We loved because he first loved us. A simple prayer exercise is an opportunity to love, to show our gratitude to God because He first loved us. We come to prayer meetings to listen to God, to know over and over again, why does He bother to come down to earth to die for us. We listen to God to ponder his great initiative. We listen to God to wonder how the new heaven and new earth will look like. Dietrich Bonhoeffer’s classic treatise, “Life Together” has a beautiful description about the office of listening to one another. Let me share two segments, the first one a rebuke, and the second an exhortation to listen to one another. It is necessary for us to take note of both.

A REBUKE (-ve)

There is a kind of listening with half an ear that presumes already to know what the other person has to say. It is an impatient, inattentive listening, that despises the brother and is only waiting for a chance to speak and so get rid of the other person. This is no fulfillment of our obligation, and it is certain that here to our attitude toward our brother only reflects our relationship to God. ” (D Bonhoeffer, Life together, London: SCM Press, 1954, 75-6)

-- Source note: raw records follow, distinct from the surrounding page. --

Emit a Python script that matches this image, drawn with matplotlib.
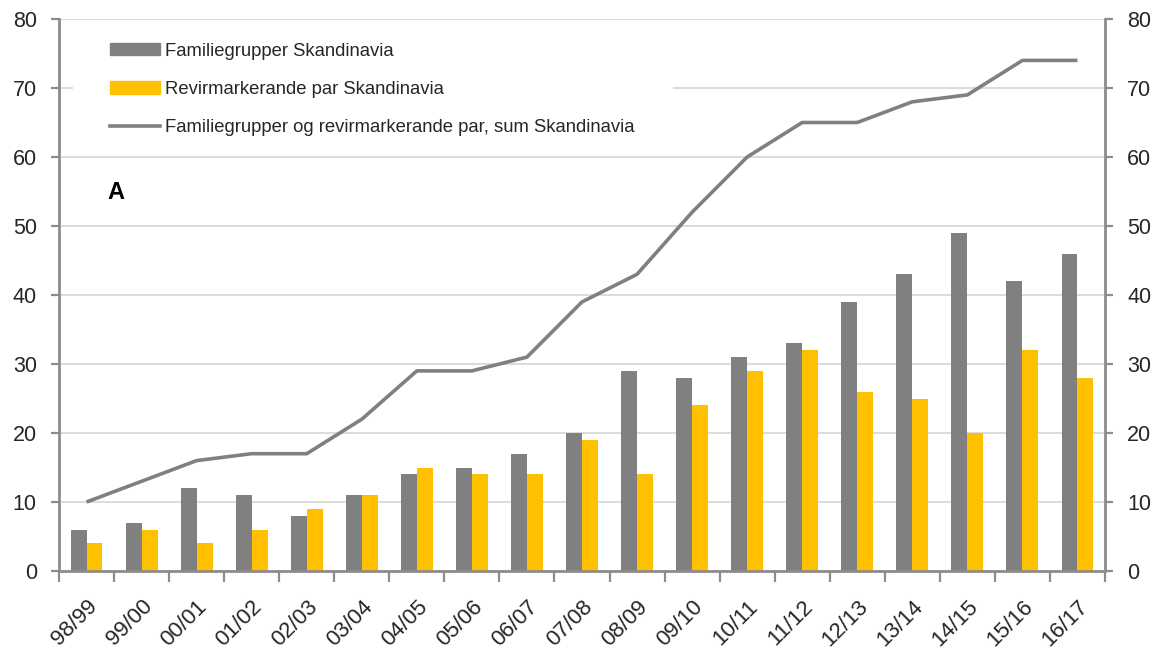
import numpy as np
import matplotlib
matplotlib.use("Agg")
import matplotlib.pyplot as plt
import matplotlib.transforms as mtransforms
from matplotlib.patches import Patch, Rectangle
from matplotlib.lines import Line2D

plt.rcParams["font.family"] = ["Liberation Sans", "DejaVu Sans"]

seasons = ["98/99", "99/00", "00/01", "01/02", "02/03", "03/04", "04/05",
           "05/06", "06/07", "07/08", "08/09", "09/10", "10/11", "11/12",
           "12/13", "13/14", "14/15", "15/16", "16/17"]
familiegrupper = [6, 7, 12, 11, 8, 11, 14, 15, 17, 20, 29, 28, 31, 33, 39,
                  43, 49, 42, 46]
revirpar = [4, 6, 4, 6, 9, 11, 15, 14, 14, 19, 14, 24, 29, 32, 26, 25, 20,
            32, 28]
summe = [10, 13, 16, 17, 17, 22, 29, 29, 31, 39, 43, 52, 60, 65, 65, 68, 69,
         74, 74]

GRAY = "#808080"
YELLOW = "#FFC000"
AXIS = "#8c8c8c"
TEXT = "#262626"

fig = plt.figure(figsize=(11.62, 6.5), dpi=100)
ax = fig.add_axes([59 / 1162, 1 - 571 / 650, 1046 / 1162, 552 / 650])

x = np.arange(len(seasons))
w = 0.29
ax.bar(x - w / 2, familiegrupper, w, color=GRAY, zorder=2)
ax.bar(x + w / 2, revirpar, w, color=YELLOW, zorder=2)
ax.plot(x, summe, color=GRAY, linewidth=2.6, solid_capstyle="butt", zorder=3)

ax.set_xlim(-0.5, len(seasons) - 0.5)
ax.set_ylim(0, 80)
ax.set_yticks(range(0, 81, 10))
ax.grid(axis="y", color="#d9d9d9", linewidth=1.3, zorder=0)
ax.set_axisbelow(True)

ax.set_xticks(x)
ax.set_xticklabels(seasons, rotation=45, ha="right", rotation_mode="anchor",
                   fontsize=16, color=TEXT)
shift = mtransforms.ScaledTranslation(-10 / 100, 0, fig.dpi_scale_trans)
for lbl in ax.get_xticklabels():
    lbl.set_transform(lbl.get_transform() + shift)
ax.set_xticks(np.arange(-0.5, len(seasons)), minor=True)
ax.tick_params(axis="x", which="major", length=0, pad=18)
ax.tick_params(axis="x", which="minor", length=8, width=1.6, color=AXIS,
               direction="out")
ax.tick_params(axis="y", left=True, right=True, labelleft=True,
               labelright=True, length=6, width=1.6, color=AXIS,
               labelsize=15.5, labelcolor=TEXT, pad=10)

for side in ("left", "right", "bottom"):
    ax.spines[side].set_color(AXIS)
    ax.spines[side].set_linewidth(2)
ax.spines["top"].set_visible(False)

# white block behind the legend hides the gridline at 70 like the original
ax.add_patch(Rectangle((0.0134, 0.772), 0.574, 0.215, transform=ax.transAxes,
                       facecolor="white", edgecolor="none", zorder=1))

handles = [Patch(color=GRAY), Patch(color=YELLOW),
           Line2D([0], [0], color=GRAY, linewidth=2.6)]
labels = ["Familiegrupper Skandinavia", "Revirmarkerande par Skandinavia",
          "Familiegrupper og revirmarkerande par, sum Skandinavia"]
leg = ax.legend(handles, labels, loc="upper left",
                bbox_to_anchor=(0.0488, 0.957), frameon=False,
                fontsize=13.3, handlelength=2.7, handleheight=0.65,
                handletextpad=0.27, labelspacing=1.15, borderpad=0,
                borderaxespad=0)
for t in leg.get_texts():
    t.set_color(TEXT)

ax.text(0.046, 0.685, "A", transform=ax.transAxes, fontsize=17,
        fontweight="bold", color="black", ha="left", va="center")

fig.savefig("out.png", dpi=100)
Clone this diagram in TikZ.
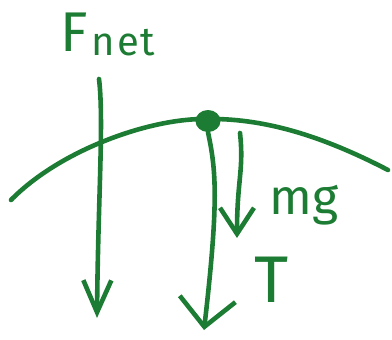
\documentclass[tikz,border=0pt]{standalone}
\usepackage{fontspec}
\setmainfont{Fira Sans}
\usetikzlibrary{arrows.meta,shapes.geometric}
\definecolor{sketchgreen}{RGB}{29,124,51}

\begin{document}
\begin{tikzpicture}[
    x=1pt, y=-1pt,
    ink/.style={sketchgreen, line width=4.6pt, line cap=round, line join=round},
    force/.style 2 args={ink, -{Straight Barb[length=#1, width=#2, line width=4.6pt]}},
    bob/.style={ellipse, fill=sketchgreen, inner sep=0pt, minimum width=25pt, minimum height=22pt},
    lbl/.style={text=sketchgreen, inner sep=0pt}
]
\useasboundingbox (0,0) rectangle (392,340);

% path of the bob
\draw[ink] (11,200) .. controls (60,150) and (150,118) .. (207,119)
    .. controls (270,118) and (330,140) .. (388,170);

% the bob and the ends of the forces
\node[bob] (bob) at (208,121) {};
\coordinate (Tend) at (204,330);
\coordinate (mgtop) at (240,133);
\coordinate (mgend) at (237,238);
\coordinate (Ftop) at (99,79);
\coordinate (Fend) at (97,318);

% forces
\draw[force={28pt}{56pt}] (bob.south) .. controls (216,170) and (219,200) .. (Tend);
\draw[force={26pt}{34pt}] (mgtop) .. controls (244,170) and (237,180) .. (mgend);
\draw[force={32pt}{28pt}] (Ftop) .. controls (104,120) and (98,200) .. (Fend);

% labels
\node[lbl, font=\fontsize{50}{50}\selectfont] (mg) at (304,205) {mg};
\node[lbl, font=\fontsize{66}{66}\selectfont] (T) at (272,280) {T};
\node[lbl, anchor=base west] (Fnet) at (60,52)
    {\fontsize{56}{56}\selectfont F\hspace{4pt}\fontsize{40}{40}\selectfont\raisebox{-4pt}{n\hspace{2pt}e\hspace{2pt}t}};
\end{tikzpicture}
\end{document}
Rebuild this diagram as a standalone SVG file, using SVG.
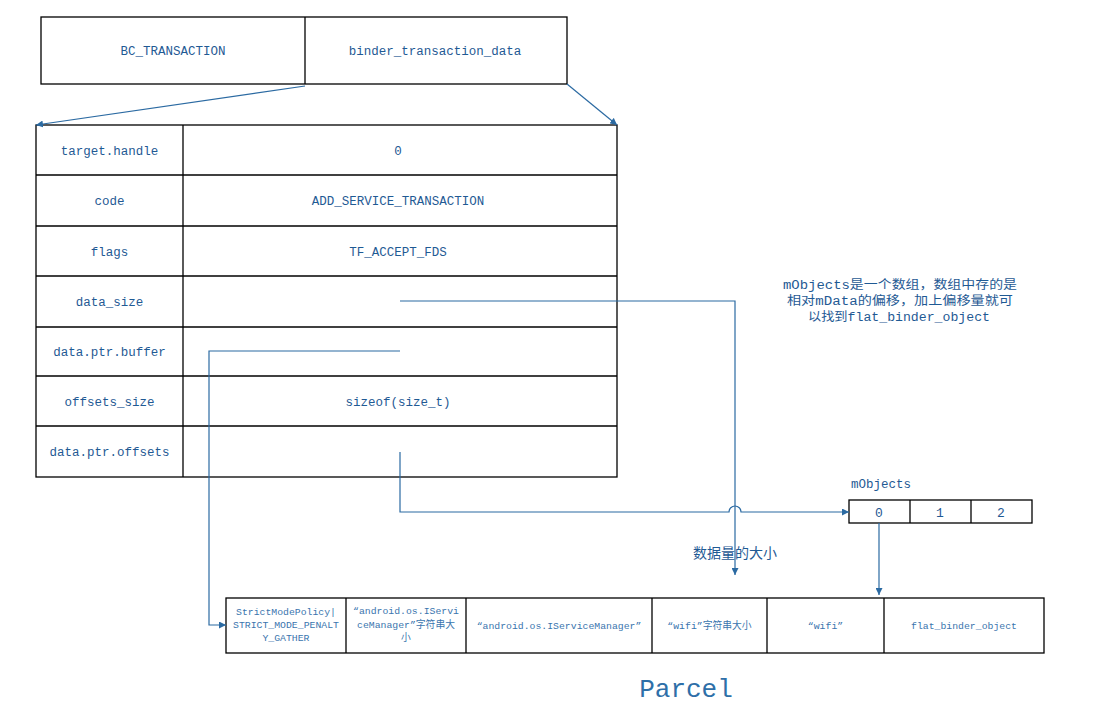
<svg xmlns="http://www.w3.org/2000/svg" width="1101" height="715" viewBox="0 0 1101 715">
<defs>
<style>
.box{fill:#fff;stroke:#000;stroke-width:1.3}
.ln{fill:none;stroke:#2b6aa2;stroke-width:1.2}
.t{font-family:"Liberation Mono","Noto Sans CJK SC",monospace;font-size:12.5px;fill:#1f5a94;text-anchor:middle}
.s{font-family:"Liberation Mono","Noto Sans CJK SC",monospace;font-size:9.8px;fill:#3a75ae;text-anchor:middle}
.n{font-family:"Liberation Mono","Noto Sans CJK SC",monospace;font-size:12px;fill:#1f5a94;text-anchor:middle}
.c{font-family:"Noto Sans CJK SC","Liberation Mono",sans-serif;font-size:14px;fill:#1f5a94;text-anchor:middle}
</style>
<marker id="ah" viewBox="0 0 10 10" refX="10" refY="5" markerWidth="7" markerHeight="7" markerUnits="userSpaceOnUse" orient="auto">
<path d="M0,0 L10,5 L0,10 z" fill="#2b6aa2"/>
</marker>
</defs>
<rect width="1101" height="715" fill="#fff"/>

<g id="header">
<rect class="box" x="41" y="17" width="526" height="67"/>
<line class="box" x1="305" y1="17" x2="305" y2="84"/>
<text class="t" x="173" y="55">BC_TRANSACTION</text>
<text class="t" x="435" y="55">binder_transaction_data</text>
</g>

<g id="table">
<rect class="box" x="36" y="125" width="581" height="352"/>
<line class="box" x1="183" y1="125" x2="183" y2="477"/>
<line class="box" x1="36" y1="175" x2="617" y2="175"/>
<line class="box" x1="36" y1="226" x2="617" y2="226"/>
<line class="box" x1="36" y1="276" x2="617" y2="276"/>
<line class="box" x1="36" y1="327" x2="617" y2="327"/>
<line class="box" x1="36" y1="376" x2="617" y2="376"/>
<line class="box" x1="36" y1="426" x2="617" y2="426"/>
<text class="t" x="109.5" y="154.5">target.handle</text>
<text class="t" x="398" y="154.5">0</text>
<text class="t" x="109.5" y="205">code</text>
<text class="t" x="398" y="205">ADD_SERVICE_TRANSACTION</text>
<text class="t" x="109.5" y="255.5">flags</text>
<text class="t" x="398" y="255.5">TF_ACCEPT_FDS</text>
<text class="t" x="109.5" y="306">data_size</text>
<text class="t" x="109.5" y="356">data.ptr.buffer</text>
<text class="t" x="109.5" y="405.5">offsets_size</text>
<text class="t" x="398" y="405.5">sizeof(size_t)</text>
<text class="t" x="109.5" y="456">data.ptr.offsets</text>
</g>

<g id="note">
<text class="n" x="900" y="289" textLength="234" lengthAdjust="spacingAndGlyphs">mObjects是一个数组，数组中存的是</text>
<text class="n" x="900" y="305" textLength="226" lengthAdjust="spacingAndGlyphs">相对mData的偏移，加上偏移量就可</text>
<text class="n" x="899" y="321" textLength="182" lengthAdjust="spacingAndGlyphs">以找到flat_binder_object</text>
</g>

<g id="mobjects">
<text class="t" x="881" y="488">mObjects</text>
<rect class="box" x="849" y="500" width="183" height="23"/>
<line class="box" x1="910" y1="500" x2="910" y2="523"/>
<line class="box" x1="971" y1="500" x2="971" y2="523"/>
<text class="t" x="879" y="516.5" style="font-size:13px">0</text>
<text class="t" x="940" y="516.5" style="font-size:13px">1</text>
<text class="t" x="1001" y="516.5" style="font-size:13px">2</text>
</g>

<g id="datasize-label">
<text class="c" x="735" y="558">数据量的大小</text>
</g>

<g id="parcel">
<rect class="box" x="226" y="598" width="818" height="55"/>
<line class="box" x1="346" y1="598" x2="346" y2="653"/>
<line class="box" x1="466" y1="598" x2="466" y2="653"/>
<line class="box" x1="652" y1="598" x2="652" y2="653"/>
<line class="box" x1="767" y1="598" x2="767" y2="653"/>
<line class="box" x1="884" y1="598" x2="884" y2="653"/>
<text class="s" x="286" y="615">StrictModePolicy|</text>
<text class="s" x="286" y="628">STRICT_MODE_PENALT</text>
<text class="s" x="286" y="641">Y_GATHER</text>
<text class="s" x="406" y="614">“android.os.IServi</text>
<text class="s" x="406" y="628">ceManager”字符串大</text>
<text class="s" x="406" y="641">小</text>
<text class="s" x="559" y="629">“android.os.IServiceManager”</text>
<text class="s" x="709.5" y="629">“wifi”字符串大小</text>
<text class="s" x="825.5" y="629">“wifi”</text>
<text class="s" x="964" y="629">flat_binder_object</text>
</g>

<g id="parcel-label">
<text x="686" y="697" style="font-family:'Liberation Mono',monospace;font-size:26px;fill:#2e6fa8;text-anchor:middle">Parcel</text>
</g>

<g id="connectors">
<line class="ln" x1="305" y1="86" x2="36" y2="125" marker-end="url(#ah)"/>
<line class="ln" x1="567" y1="84" x2="617" y2="125" marker-end="url(#ah)"/>
<path class="ln" d="M400,301 H735 V575" marker-end="url(#ah)"/>
<path class="ln" d="M400,351 H209 V625 H226" marker-end="url(#ah)"/>
<path class="ln" d="M400,452 V512 H729 A6,6 0 0 1 741,512 H849" marker-end="url(#ah)"/>
<path class="ln" d="M879,523 V595" marker-end="url(#ah)"/>
</g>
</svg>
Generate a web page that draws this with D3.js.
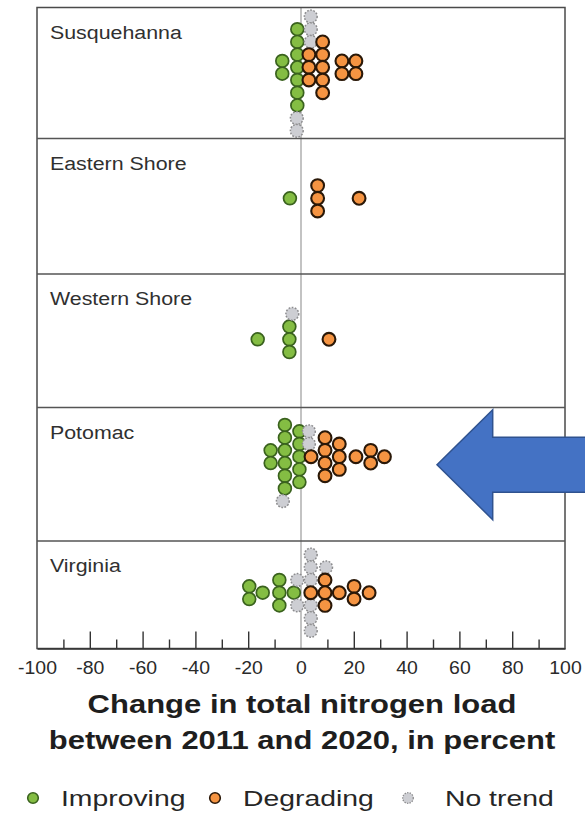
<!DOCTYPE html>
<html>
<head>
<meta charset="utf-8">
<script src="https://cdn.jsdelivr.net/npm/d3@7"></script>
<style>
  body { margin: 0; background: #fff; }
  svg { display: block; }
  text { font-family: "Liberation Sans", Arial, Helvetica, sans-serif; }
</style>
</head>
<body>
<svg id="chart" width="585" height="815"></svg>
<script>
// Regions, top to bottom
const regions = ["Susquehanna", "Eastern Shore", "Western Shore", "Potomac", "Virginia"];

// Monitoring sites: [region index, change in load (%), stack slot within its column]
const improving = [
  [0, -7.1, -0.5], [0, -7.1, 0.5],
  [0, -1.4, -3], [0, -1.4, -2], [0, -1.4, -1], [0, -1.4, 0], [0, -1.4, 1], [0, -1.4, 2], [0, -1.4, 3],
  [1, -4.2, 0],
  [2, -16.4, 0], [2, -4.4, -1], [2, -4.4, 0], [2, -4.4, 1],
  [3, -11.5, -0.5], [3, -11.5, 0.5],
  [3, -6.1, -2.5], [3, -6.1, -1.5], [3, -6.1, -0.5], [3, -6.1, 0.5], [3, -6.1, 1.5], [3, -6.1, 2.5],
  [3, -0.6, -2], [3, -0.6, -1], [3, -0.6, 0], [3, -0.6, 1], [3, -0.6, 2],
  [4, -19.6, -0.5], [4, -19.6, 0.5], [4, -14.5, 0],
  [4, -8.2, -1], [4, -8.2, 0], [4, -8.2, 1], [4, -2.7, 0]
];
const degrading = [
  [0, 3.0, -1], [0, 3.0, 0], [0, 3.0, 1],
  [0, 8.2, -2], [0, 8.2, -1], [0, 8.2, 0], [0, 8.2, 1], [0, 8.2, 2],
  [0, 15.5, -0.5], [0, 15.5, 0.5], [0, 20.8, -0.5], [0, 20.8, 0.5],
  [1, 6.3, -1], [1, 6.3, 0], [1, 6.3, 1], [1, 22.0, 0],
  [2, 10.6, 0],
  [3, 3.8, 0],
  [3, 9.1, -1.5], [3, 9.1, -0.5], [3, 9.1, 0.5], [3, 9.1, 1.5],
  [3, 14.5, -1], [3, 14.5, 0], [3, 14.5, 1],
  [3, 20.8, 0], [3, 26.4, -0.5], [3, 26.4, 0.5], [3, 31.6, 0],
  [4, 3.7, 0], [4, 9.1, -1], [4, 9.1, 0], [4, 9.1, 1],
  [4, 14.5, 0], [4, 20.1, -0.5], [4, 20.1, 0.5], [4, 25.8, 0]
];
const noTrend = [
  [0, 3.7, -4], [0, 3.7, -3], [0, 3.7, -2], [0, -1.6, 4], [0, -1.6, 5],
  [2, -3.3, -2],
  [3, 3.0, -2], [3, 3.0, -1], [3, -6.9, 3.5],
  [4, -1.4, -1], [4, -1.4, 1],
  [4, 3.7, -3], [4, 3.7, -2], [4, 3.7, -1], [4, 3.7, 1], [4, 3.7, 2], [4, 3.7, 3],
  [4, 9.5, -2]
];

// Axis ticks and legend entries
const majorTicks = [-100, -80, -60, -40, -20, 0, 20, 40, 60, 80, 100];
const minorTicks = [-90, -70, -50, -30, -10, 10, 30, 50, 70, 90];
const titleLines = ["Change in total nitrogen load", "between 2011 and 2020, in percent"];
const legendLabels = ["Improving", "Degrading", "No trend"];

// ---- layout ----
const frameLeft = 37, frameRight = 565, frameTop = 7.5, axisY = 648.5;
const panelTops = [7.5, 138.5, 274, 407.5, 541];
const clusterMid = [67.3, 198.3, 339.3, 456.7, 592.7];
const slotStep = 12.7, r = 6.4;
const textStretch = 1.2;

const styles = {
  improving: { fill: "#84bd43", stroke: "#3a621e", width: 1.7, dash: null },
  degrading: { fill: "#f59442", stroke: "#2a1808", width: 2.1, dash: null },
  noTrend:   { fill: "#cdced3", stroke: "#8c8c8e", width: 1.5, dash: "1.7 1.5" }
};

const svg = d3.select("#chart");
const x = d3.scaleLinear().domain([-100, 100]).range([frameLeft, frameRight]);
const slot = d3.scaleLinear().domain([0, 1]).range([0, slotStep]);

// zero reference line
svg.append("line")
  .attr("x1", x(0)).attr("x2", x(0))
  .attr("y1", frameTop).attr("y2", axisY)
  .attr("stroke", "#b4b4b4").attr("stroke-width", 1.6);

// panel frame and separators
svg.append("rect")
  .attr("x", frameLeft).attr("y", frameTop)
  .attr("width", frameRight - frameLeft).attr("height", axisY - frameTop)
  .attr("fill", "none").attr("stroke", "#4a4a4a").attr("stroke-width", 1.5);
svg.selectAll("line.sep").data(panelTops.slice(1)).join("line")
  .attr("class", "sep")
  .attr("x1", frameLeft).attr("x2", frameRight)
  .attr("y1", d => d).attr("y2", d => d)
  .attr("stroke", "#555").attr("stroke-width", 1.4);

// region names
svg.selectAll("text.region").data(regions).join("text")
  .attr("class", "region")
  .attr("transform", (d, i) => `translate(50,${panelTops[i] + 31}) scale(${textStretch},1)`)
  .attr("font-size", 17.8).attr("fill", "#303030")
  .text(d => d);

// x axis: minor ticks, then major ticks with labels
const minorAxis = d3.axisBottom(x).tickValues(minorTicks).tickSize(-9).tickSizeOuter(0).tickFormat("");
const gMinor = svg.append("g").attr("transform", `translate(0,${axisY})`).call(minorAxis);
gMinor.select(".domain").remove();

const majorAxis = d3.axisBottom(x).tickValues(majorTicks).tickSize(-17).tickSizeOuter(0)
  .tickPadding(13).tickFormat(d3.format("d"));
const gMajor = svg.append("g").attr("transform", `translate(0,${axisY})`).call(majorAxis);
gMajor.select(".domain").attr("stroke", "#333").attr("stroke-width", 1.5);
gMajor.selectAll(".tick line")
  .attr("stroke", "#333").attr("stroke-width", 1.4)
  .attr("display", d => (d === 0 || Math.abs(d) === 100) ? "none" : null);
gMinor.selectAll(".tick line").attr("stroke", "#333").attr("stroke-width", 1.4);
gMajor.selectAll(".tick text")
  .attr("font-size", 18).attr("fill", "#2a2a2a")
  .attr("transform", "scale(1.08,1)")
  .attr("font-family", "\"Liberation Sans\", Arial, sans-serif")
  .text(d => d < 0 ? "-" + Math.abs(d) : String(d));

// dots: improving, then no trend, then degrading on top
function drawDots(data, key) {
  const s = styles[key];
  svg.append("g").selectAll("circle").data(data).join("circle")
    .attr("cx", d => x(d[1]))
    .attr("cy", d => clusterMid[d[0]] + slot(d[2]))
    .attr("r", r)
    .attr("fill", s.fill)
    .attr("stroke", s.stroke)
    .attr("stroke-width", s.width)
    .attr("stroke-dasharray", s.dash);
}
drawDots(improving, "improving");
drawDots(noTrend, "noTrend");
drawDots(degrading, "degrading");

// annotation arrow pointing at the Potomac panel
const ay = clusterMid[3] + 8;
const arrow = d3.path();
arrow.moveTo(437, ay);
arrow.lineTo(492.7, ay - 55);
arrow.lineTo(492.7, ay - 27.5);
arrow.lineTo(590, ay - 27.5);
arrow.lineTo(590, ay + 27.5);
arrow.lineTo(492.7, ay + 27.5);
arrow.lineTo(492.7, ay + 55);
arrow.closePath();
svg.append("path").attr("d", arrow.toString())
  .attr("fill", "#4472c4").attr("stroke", "#2f528f").attr("stroke-width", 1.5);

// axis title
svg.selectAll("text.title").data(titleLines).join("text")
  .attr("class", "title")
  .attr("transform", (d, i) => `translate(302,${713 + i * 36}) scale(1.24,1)`)
  .attr("text-anchor", "middle")
  .attr("font-size", 25).attr("font-weight", "bold").attr("fill", "#1e1e1e")
  .text(d => d);

// legend
const legendKeys = ["improving", "degrading", "noTrend"];
const legendX = [33, 215, 408];
const legend = svg.append("g");
legendKeys.forEach((k, i) => {
  const s = styles[k];
  legend.append("circle")
    .attr("cx", legendX[i]).attr("cy", 798).attr("r", 5.3)
    .attr("fill", s.fill).attr("stroke", s.stroke)
    .attr("stroke-width", k === "noTrend" ? 1.3 : 1.6)
    .attr("stroke-dasharray", k === "noTrend" ? "1.4 1.2" : null);
  legend.append("text")
    .attr("transform", `translate(${legendX[i] + (k === "noTrend" ? 37 : 28)},806) scale(1.26,1)`)
    .attr("font-size", 22.5).attr("fill", "#262626")
    .text(legendLabels[i]);
});
</script>
</body>
</html>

I remember times when people are sharing their prayer requests in a circular manner. As individuals are sharing, I will be thinking of what things I should be sharing, instead of noting the details of each person’s prayer needs. As a result, when it comes to my turn, I would have half-forgotten what others have previously shared. When that happens, I am forced to depend on my presumptions of my fellow brothers and sisters, and to pray very generally. Things like, “God bless Alex for all his needs. Amen,” hardly brings justice to Alex’s eloquent sharing about his life.

AN EXHORTATION (+ve)

This leads us to the next. The simple act of loving our brother or sister through genuine care and concern via listening, is an act of worship to God.

Secular education today is aware that often a person can be helped merely by having someone who will listen to him seriously, and upon this insight it has constructed its own soul therapy, which has attracted great numbers of people, including Christians. But Christians have forgotten that the ministry of listening has been committed to them by him who is himself the great listener and whose work they should share. We should listen with the ears of God that we may speak the Word of God.” (D Bonhoeffer, Life together, London: SCM Press, 1954, 76)

This act of listening, in empathetical praying not only connects us to our brother/sister in Christ, we participate with the Holy Spirit prompting to pray for others, even about needs that our loved ones do not even know.

In the same way the Spirit also helps our weakness; for we do not know how to pray as we should, but the Spirit Himself intercedes for us with groanings too deep for words; (Rom 8:26)

Let us not be caged up with practical praying, using pragmatic approaches to prayer so much so, that God is reduced to a nice-to-have but not always necessary spiritual mechanic. Let us also be careful not to indulge in tactical praying that sees God as a spiritual surgeon. Instead, see our whole praying discipline as empathetical praying that tries to see what others see, to look from God’s camera lens and in the process, recognize that we are made not for ourselves. We are made for God, for one another, and in that process, we find our deepest calling:

We ought always to thank God for you, brothers, and rightly so, because your faith is growing more and more, and the love every one of you has for each other is increasing. (2 Thess 1:3)

May we practice empathetical calling more and more.Perhaps, when we wear this attitude, it helps us see prayer meetings in a totally new way. Blessings and enjoy your praying, empathetical ones that is.